Now is the time to take proactive steps. Ensure your records are audit-ready, your staff is informed, and your systems are updated to reflect the new obligations. Doing so will not only help you stay compliant but also provide clarity and certainty in your tax operations.
These reforms are designed to make the VAT process more transparent and efficient, ultimately supporting long-term economic growth and public financial sustainability in the UAE.
FAQs
What is the UAE’s new 5-year VAT reclaim rule?
The new rule limits VAT refund claims to five years after reconciliation. Claims submitted after this period will no longer be eligible for a refund.
Do I still need to issue self-invoices under the new VAT rules?
No, taxable persons are no longer required to issue self-invoices under the reverse charge mechanism but must retain supporting documents.
How will the FTA determine input tax violations?
The FTA can deny deductions if it finds that a supply is part of a tax evasion scheme. Businesses must verify supplier integrity before claiming.
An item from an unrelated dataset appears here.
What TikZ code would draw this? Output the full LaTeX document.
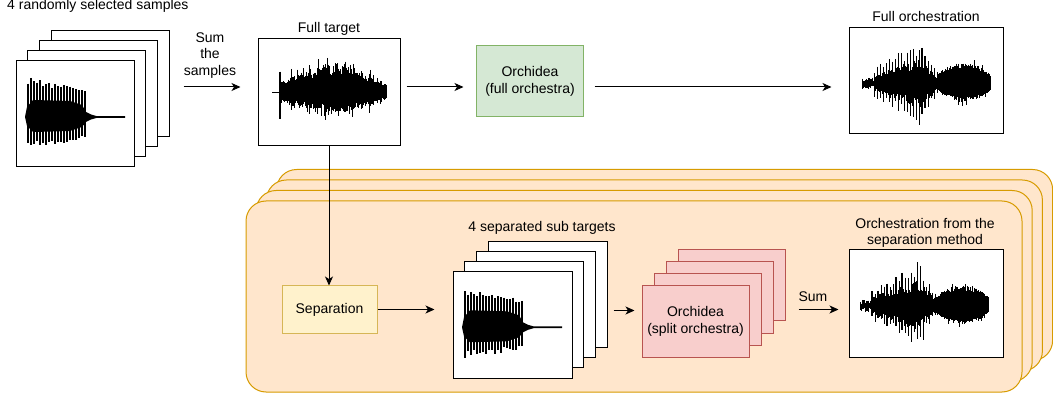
\documentclass[tikz,border=0pt]{standalone}
\usepackage{fontspec}
\setmainfont{Liberation Sans}
\usetikzlibrary{arrows.meta,calc}
\definecolor{orfill}{HTML}{FFE6CC}
\definecolor{orline}{HTML}{D79B00}
\definecolor{gfill}{HTML}{D5E8D4}
\definecolor{gline}{HTML}{82B366}
\definecolor{yfill}{HTML}{FFF2CC}
\definecolor{yline}{HTML}{D6B656}
\definecolor{rfill}{HTML}{F8CECC}
\definecolor{rline}{HTML}{B85450}
\tikzset{
  panel/.style={draw=black, fill=white, line width=1pt, inner sep=0pt},
  sample/.style={panel, minimum width=118pt, minimum height=106pt},
  layer/.style={draw=orline, fill=orfill, line width=1pt, rounded corners=20pt,
                minimum width=776pt, minimum height=191pt, inner sep=0pt},
  greenbox/.style={draw=gline, fill=gfill, line width=1pt, inner sep=0pt, align=center,
                minimum width=107pt, minimum height=71pt},
  yellowbox/.style={draw=yline, fill=yfill, line width=1pt, inner sep=0pt,
                minimum width=95pt, minimum height=47pt},
  redbox/.style={draw=rline, fill=rfill, line width=1pt, inner sep=0pt, align=center,
                minimum width=107pt, minimum height=71pt},
  lbl/.style={inner sep=0pt, align=center},
  arr/.style={line width=1pt, -{Stealth[length=9pt,width=8pt,inset=2.5pt]}},
  pics/pulsewave/.style={code={
    \pgfmathsetseed{#1}
    \fill (0,0) -- (2,-10) -- (8,-17) -- (45,-16) -- (57,-12) -- (61,-5) -- (66,-2.5)
       -- (72,-0.8) -- (100,-0.8) -- (100,0.8) -- (72,0.8) -- (66,2.5) -- (61,5)
       -- (57,10) -- (45,14) -- (8,15) -- (2,9) -- cycle;
    \foreach \i in {0,...,19}{
      \pgfmathsetmacro\tp{-(40-\i*0.65)*(0.82+0.18*rnd)}
      \pgfmathsetmacro\bt{(31-\i*0.4)*(0.75+0.25*rnd)}
      \draw[line width=1.4pt] (3+\i*3,\tp) -- (3+\i*3,\bt);
    }
  }},
  pics/noisewave/.style={code={
    \pgfmathsetseed{#1}
    \draw[line width=1pt] (0,0) -- (9,0);
    \draw[line width=1.3pt] (8,-21) -- (8,26);
    \foreach \i in {0,...,132}{
      \pgfmathsetmacro\xx{9+\i*0.8}
      \pgfmathsetmacro\env{7+20*sin((\xx-3)/115*180)}
      \pgfmathsetmacro\md{0.85+0.12*sin(\xx*41)+0.1*sin(\xx*97)}
      \pgfmathsetmacro\tp{-\env*\md*(0.85+0.3*rnd+2.5*max(0,rnd-0.8))}
      \pgfmathsetmacro\bt{0.75*\env*\md*(0.85+0.3*rnd+3*max(0,rnd-0.8))}
      \draw[line width=1pt] (\xx,\tp) -- (\xx,\bt);
    }
  }},
  pics/orchwave/.style={code={
    \pgfmathsetseed{#1}
    \foreach \i in {0,...,15}{
      \pgfmathsetmacro\xx{\i*0.8}
      \pgfmathsetmacro\tp{-(2+4*rnd)}
      \pgfmathsetmacro\bt{2+4*rnd}
      \draw[line width=1pt] (\xx,\tp) -- (\xx,\bt);
    }
    \foreach \i in {0,...,80}{
      \pgfmathsetmacro\xx{12+\i*0.8}
      \pgfmathsetmacro\env{\xx<58 ? 14+29*((\xx-11)/47) : 43-(\xx-58)*1.8}
      \pgfmathsetmacro\tp{-0.5*\env*(0.7+0.5*rnd)}
      \pgfmathsetmacro\bt{0.5*\env*(0.7+0.5*rnd)}
      \draw[line width=1pt] (\xx,\tp) -- (\xx,\bt);
    }
    \foreach \i in {0,...,21}{
      \pgfmathsetmacro\xx{12+\i*3+0.8*rnd}
      \pgfmathsetmacro\env{\xx<58 ? 14+29*((\xx-11)/47) : 43-(\xx-58)*1.8}
      \pgfmathsetmacro\tp{-\env*(0.65+0.4*rnd)}
      \pgfmathsetmacro\bt{\env*(0.6+0.45*rnd)}
      \draw[line width=1.3pt] (\xx,\tp) -- (\xx,\bt);
    }
    \foreach \i in {0,...,65}{
      \pgfmathsetmacro\xx{76+\i*0.8}
      \pgfmathsetmacro\env{3+16*sqrt(abs(sin((\xx-74)/56*180)))}
      \pgfmathsetmacro\tp{-\env*(0.8+0.25*rnd+2*max(0,rnd-0.85))}
      \pgfmathsetmacro\bt{0.9*\env*(0.8+0.25*rnd+2*max(0,rnd-0.85))}
      \draw[line width=1pt] (\xx,\tp) -- (\xx,\bt);
    }
  }}
}
\begin{document}
\begin{tikzpicture}[x=1pt, y=-1pt, font=\fontsize{14}{16.5}\selectfont]
\useasboundingbox (0,0) rectangle (1053,398);
\coordinate (rowA) at (0,87);
\coordinate (rowB) at (0,309.5);
\coordinate (rowC) at (0,310.5);

% orange background layers
\node[layer] (L4) at (664.6,265) {};
\node[layer] (L3) at (654.4,275.5) {};
\node[layer] (L2) at (644.2,286) {};
\node[layer] (L1) at (634,296.5) {};

% input samples
\node[anchor=base west, inner sep=0pt] (tsamples) at (7,10) {4 randomly selected samples};
\node[sample] (s4) at (110.1,83.1) {};
\node[sample] (s3) at (98.4,93.4) {};
\node[sample] (s2) at (86.7,103.7) {};
\node[sample] (s1) at (75,114) {};
\pic at (25,117) {pulsewave=3};

\node[lbl] (tsum) at (210,55.5) {Sum\\the\\samples};

% full target
\node[lbl] (tft) at (329,29) {Full target};
\node[panel, minimum width=142pt, minimum height=107pt] (ft) at (329,92.5) {};
\pic at (272,92.7) {noisewave=7};

% orchidea full
\node[greenbox] (orf) at (530,81.2) {Orchidea\\(full orchestra)};

% full orchestration
\node[lbl] (tfo) at (926,16) {Full orchestration};
\node[panel, minimum width=154pt, minimum height=106pt] (fo) at (926,81) {};
\pic at (862,83.3) {orchwave=11};

% separation
\node[yellowbox] (sep) at (329.5,309.5) {Separation};

% sub targets
\node[lbl] (tsub) at (542,228) {4 separated sub targets};
\node[sample, minimum width=119pt] (t4) at (547.6,294.1) {};
\node[sample, minimum width=119pt] (t3) at (535.9,304.4) {};
\node[sample, minimum width=119pt] (t2) at (524.2,314.7) {};
\node[sample, minimum width=119pt] (t1) at (512.5,325) {};
\pic at (462,327.3) {pulsewave=5};

% orchidea split
\node[redbox] (os4) at (731.5,285.5) {};
\node[redbox] (os3) at (719.5,297.5) {};
\node[redbox] (os2) at (707.5,309.5) {};
\node[redbox] (os1) at (695.5,321.5) {Orchidea\\(split orchestra)};

% orchestration from separation
\node[lbl] (tfs) at (925,233) {Orchestration from the\\separation method};
\node[panel, minimum width=154pt, minimum height=107pt] (fs) at (926,303.5) {};
\pic at (860,305.7) {orchwave=13};
\node[lbl] (tsm) at (813,297) {Sum};

% connectors
\draw[arr, shorten <=14pt, shorten >=17pt] (s4.east |- rowA) -- (ft.west |- rowA);
\draw[arr, shorten <=6pt, shorten >=12.5pt] (ft.east |- rowA) -- (orf.west |- rowA);
\draw[arr, shorten <=10.5pt, shorten >=17pt] (orf.east |- rowA) -- (fo.west |- rowA);
\draw[arr] (ft.south) -- (ft.south |- sep.north);
\draw[arr, shorten >=18pt] (sep.east |- rowB) -- (t1.west |- rowB);
\draw[arr, shorten <=6pt, shorten >=7pt] (t4.east |- rowC) -- (os1.west |- rowC);
\draw[arr, shorten <=13pt, shorten >=10pt] (os4.east |- rowB) -- (fs.west |- rowB);
\end{tikzpicture}
\end{document}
When do the new VAT changes take effect?
The new VAT rules will come into force across the UAE on January 1, 2026, following the amendments in Federal Decree-Law No. (16) of 2025.
Will the new rules impact small businesses?
Yes, all registered businesses, regardless of size, must comply with the updated rules and documentation requirements to avoid penalties.
How can I prepare for the changes in VAT rules?
You can start by reviewing your documentation systems, training staff, and consulting with VAT professionals to align your compliance strategy.
Are these VAT rule changes aligned with global practices?
Yes, the new amendments align with international VAT standards, improving transparency and strengthening the UAE’s economic framework.